(Data items)
_____
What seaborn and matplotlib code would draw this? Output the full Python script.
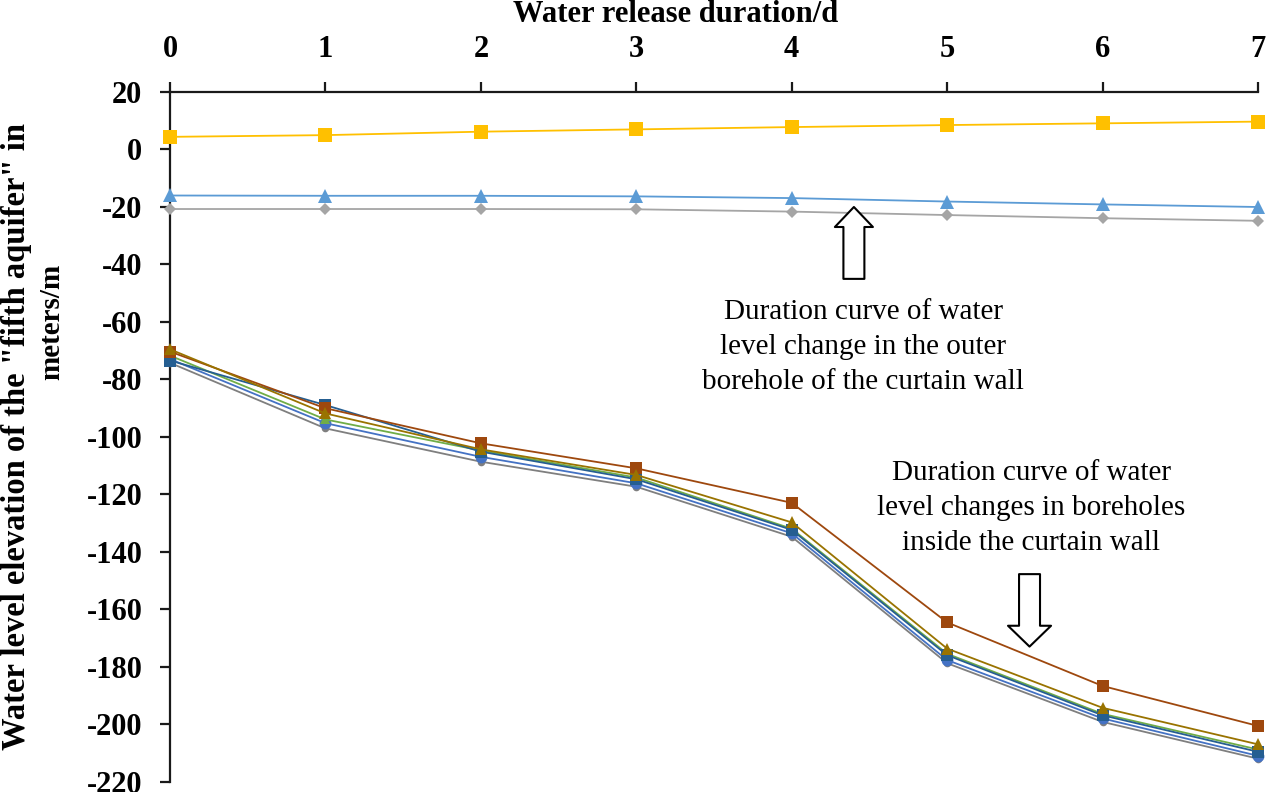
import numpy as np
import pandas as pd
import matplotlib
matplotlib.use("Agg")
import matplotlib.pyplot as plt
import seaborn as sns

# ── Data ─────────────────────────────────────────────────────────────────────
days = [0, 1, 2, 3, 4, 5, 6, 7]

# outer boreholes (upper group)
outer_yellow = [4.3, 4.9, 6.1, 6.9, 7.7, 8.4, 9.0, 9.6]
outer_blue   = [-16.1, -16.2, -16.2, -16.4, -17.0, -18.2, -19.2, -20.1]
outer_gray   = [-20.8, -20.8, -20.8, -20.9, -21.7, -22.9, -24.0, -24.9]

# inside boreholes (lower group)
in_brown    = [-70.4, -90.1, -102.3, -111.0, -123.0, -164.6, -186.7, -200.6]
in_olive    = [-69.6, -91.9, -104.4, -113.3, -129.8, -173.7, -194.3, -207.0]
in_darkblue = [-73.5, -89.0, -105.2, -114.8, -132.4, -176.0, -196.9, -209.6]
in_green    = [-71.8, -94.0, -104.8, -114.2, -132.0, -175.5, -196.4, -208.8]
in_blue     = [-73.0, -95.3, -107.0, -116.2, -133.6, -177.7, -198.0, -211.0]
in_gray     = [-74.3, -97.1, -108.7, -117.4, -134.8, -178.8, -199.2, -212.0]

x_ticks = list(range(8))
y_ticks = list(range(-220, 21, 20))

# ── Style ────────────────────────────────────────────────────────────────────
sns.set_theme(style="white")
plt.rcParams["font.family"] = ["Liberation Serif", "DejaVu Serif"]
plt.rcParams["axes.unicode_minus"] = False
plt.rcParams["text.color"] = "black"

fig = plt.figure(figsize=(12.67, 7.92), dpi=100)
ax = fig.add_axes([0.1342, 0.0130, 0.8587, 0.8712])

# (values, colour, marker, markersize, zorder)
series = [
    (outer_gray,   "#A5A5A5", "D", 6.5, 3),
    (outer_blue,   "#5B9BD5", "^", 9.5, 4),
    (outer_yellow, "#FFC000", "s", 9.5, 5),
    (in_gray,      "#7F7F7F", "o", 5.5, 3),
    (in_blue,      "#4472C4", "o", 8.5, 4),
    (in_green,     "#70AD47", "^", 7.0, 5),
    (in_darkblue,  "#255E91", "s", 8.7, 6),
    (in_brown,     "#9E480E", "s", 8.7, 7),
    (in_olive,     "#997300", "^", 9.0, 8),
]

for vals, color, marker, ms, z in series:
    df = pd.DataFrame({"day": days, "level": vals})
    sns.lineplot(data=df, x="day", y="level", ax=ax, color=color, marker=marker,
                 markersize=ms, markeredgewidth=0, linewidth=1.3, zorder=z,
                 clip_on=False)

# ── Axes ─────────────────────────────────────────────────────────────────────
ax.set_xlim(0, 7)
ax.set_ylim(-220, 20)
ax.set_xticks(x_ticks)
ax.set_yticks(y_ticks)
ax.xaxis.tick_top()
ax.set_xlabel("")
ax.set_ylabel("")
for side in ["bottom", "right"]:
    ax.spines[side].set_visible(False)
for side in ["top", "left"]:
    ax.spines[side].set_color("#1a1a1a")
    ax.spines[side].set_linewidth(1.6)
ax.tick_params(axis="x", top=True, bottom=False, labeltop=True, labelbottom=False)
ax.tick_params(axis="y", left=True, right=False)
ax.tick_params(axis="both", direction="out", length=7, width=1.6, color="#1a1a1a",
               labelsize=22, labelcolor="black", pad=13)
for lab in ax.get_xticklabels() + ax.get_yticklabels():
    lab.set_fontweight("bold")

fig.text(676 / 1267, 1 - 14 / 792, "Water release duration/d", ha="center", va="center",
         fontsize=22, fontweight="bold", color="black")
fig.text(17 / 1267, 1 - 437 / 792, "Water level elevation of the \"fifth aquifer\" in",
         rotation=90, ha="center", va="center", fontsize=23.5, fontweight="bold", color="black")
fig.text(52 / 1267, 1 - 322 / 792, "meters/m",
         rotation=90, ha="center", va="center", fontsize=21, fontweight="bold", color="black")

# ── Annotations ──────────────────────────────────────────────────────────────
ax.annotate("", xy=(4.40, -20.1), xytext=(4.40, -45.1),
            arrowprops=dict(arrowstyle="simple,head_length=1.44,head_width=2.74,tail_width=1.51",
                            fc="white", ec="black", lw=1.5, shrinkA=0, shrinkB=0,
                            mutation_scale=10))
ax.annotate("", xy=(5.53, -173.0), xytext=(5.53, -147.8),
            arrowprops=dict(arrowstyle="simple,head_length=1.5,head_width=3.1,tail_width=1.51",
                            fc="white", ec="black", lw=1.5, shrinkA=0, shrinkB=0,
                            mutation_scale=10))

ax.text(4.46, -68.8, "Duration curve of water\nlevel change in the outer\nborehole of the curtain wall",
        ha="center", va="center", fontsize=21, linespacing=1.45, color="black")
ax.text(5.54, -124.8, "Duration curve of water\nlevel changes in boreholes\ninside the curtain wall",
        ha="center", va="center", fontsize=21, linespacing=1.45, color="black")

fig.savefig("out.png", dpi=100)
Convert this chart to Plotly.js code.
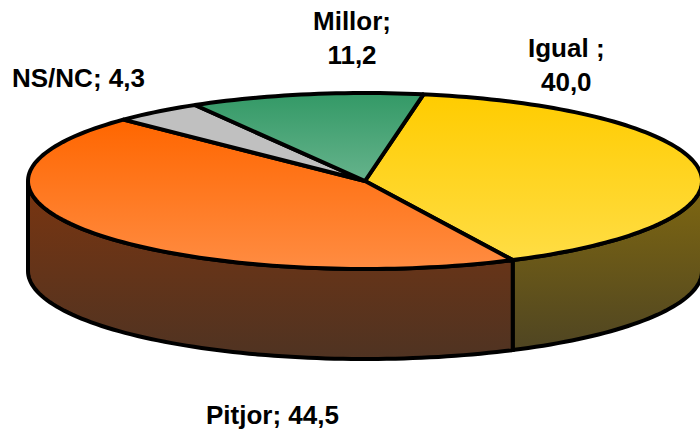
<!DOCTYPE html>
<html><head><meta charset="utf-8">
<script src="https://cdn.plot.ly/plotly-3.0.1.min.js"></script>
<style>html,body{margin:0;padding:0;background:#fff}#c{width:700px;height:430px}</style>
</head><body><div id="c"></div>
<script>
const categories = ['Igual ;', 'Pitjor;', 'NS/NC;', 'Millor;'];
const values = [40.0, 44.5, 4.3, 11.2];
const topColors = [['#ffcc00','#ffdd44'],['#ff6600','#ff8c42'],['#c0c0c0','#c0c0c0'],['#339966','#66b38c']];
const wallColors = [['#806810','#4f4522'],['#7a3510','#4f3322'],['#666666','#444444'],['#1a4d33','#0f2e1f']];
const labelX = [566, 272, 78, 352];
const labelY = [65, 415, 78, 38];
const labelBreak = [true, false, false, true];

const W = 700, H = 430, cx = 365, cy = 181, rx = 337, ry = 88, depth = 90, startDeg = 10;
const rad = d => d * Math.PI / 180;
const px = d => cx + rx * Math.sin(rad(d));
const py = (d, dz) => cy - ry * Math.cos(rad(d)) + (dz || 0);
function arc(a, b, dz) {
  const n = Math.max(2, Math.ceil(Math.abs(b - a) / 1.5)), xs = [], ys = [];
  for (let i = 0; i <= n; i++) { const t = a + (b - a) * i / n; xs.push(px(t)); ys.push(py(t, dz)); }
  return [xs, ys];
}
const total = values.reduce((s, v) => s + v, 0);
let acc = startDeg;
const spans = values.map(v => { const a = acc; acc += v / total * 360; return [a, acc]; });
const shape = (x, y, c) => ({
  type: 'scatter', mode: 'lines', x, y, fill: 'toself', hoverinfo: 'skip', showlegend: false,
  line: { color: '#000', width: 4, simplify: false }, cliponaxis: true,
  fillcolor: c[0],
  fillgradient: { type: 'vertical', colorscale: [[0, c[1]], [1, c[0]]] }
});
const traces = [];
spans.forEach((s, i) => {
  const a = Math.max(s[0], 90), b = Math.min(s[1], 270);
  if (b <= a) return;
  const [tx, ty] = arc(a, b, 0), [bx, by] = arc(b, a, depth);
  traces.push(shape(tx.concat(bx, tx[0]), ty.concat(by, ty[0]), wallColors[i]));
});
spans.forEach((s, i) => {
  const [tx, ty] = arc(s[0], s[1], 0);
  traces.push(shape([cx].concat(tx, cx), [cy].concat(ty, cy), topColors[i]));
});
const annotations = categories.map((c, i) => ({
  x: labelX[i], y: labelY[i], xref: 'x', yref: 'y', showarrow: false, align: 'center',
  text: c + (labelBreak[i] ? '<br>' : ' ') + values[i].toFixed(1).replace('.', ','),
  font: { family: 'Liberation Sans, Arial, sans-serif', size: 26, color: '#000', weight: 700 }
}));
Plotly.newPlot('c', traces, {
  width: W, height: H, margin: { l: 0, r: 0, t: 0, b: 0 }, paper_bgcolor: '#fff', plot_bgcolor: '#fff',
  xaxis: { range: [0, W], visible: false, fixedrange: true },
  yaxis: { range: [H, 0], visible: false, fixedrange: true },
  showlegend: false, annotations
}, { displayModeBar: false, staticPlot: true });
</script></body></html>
_____
* **Task details**: Start with the line that includes "Convert this chart to Plotly.js code." and finish with the line that includes "const labelBreak = [true, false, false, true];": reproduce those lines exactly, nothing before or after, and omit any pictures.

* **Final result**:
Convert this chart to Plotly.js code.
<!DOCTYPE html>
<html><head><meta charset="utf-8">
<script src="https://cdn.plot.ly/plotly-3.0.1.min.js"></script>
<style>html,body{margin:0;padding:0;background:#fff}#c{width:700px;height:430px}</style>
</head><body><div id="c"></div>
<script>
const categories = ['Igual ;', 'Pitjor;', 'NS/NC;', 'Millor;'];
const values = [40.0, 44.5, 4.3, 11.2];
const topColors = [['#ffcc00','#ffdd44'],['#ff6600','#ff8c42'],['#c0c0c0','#c0c0c0'],['#339966','#66b38c']];
const wallColors = [['#806810','#4f4522'],['#7a3510','#4f3322'],['#666666','#444444'],['#1a4d33','#0f2e1f']];
const labelX = [566, 272, 78, 352];
const labelY = [65, 415, 78, 38];
const labelBreak = [true, false, false, true];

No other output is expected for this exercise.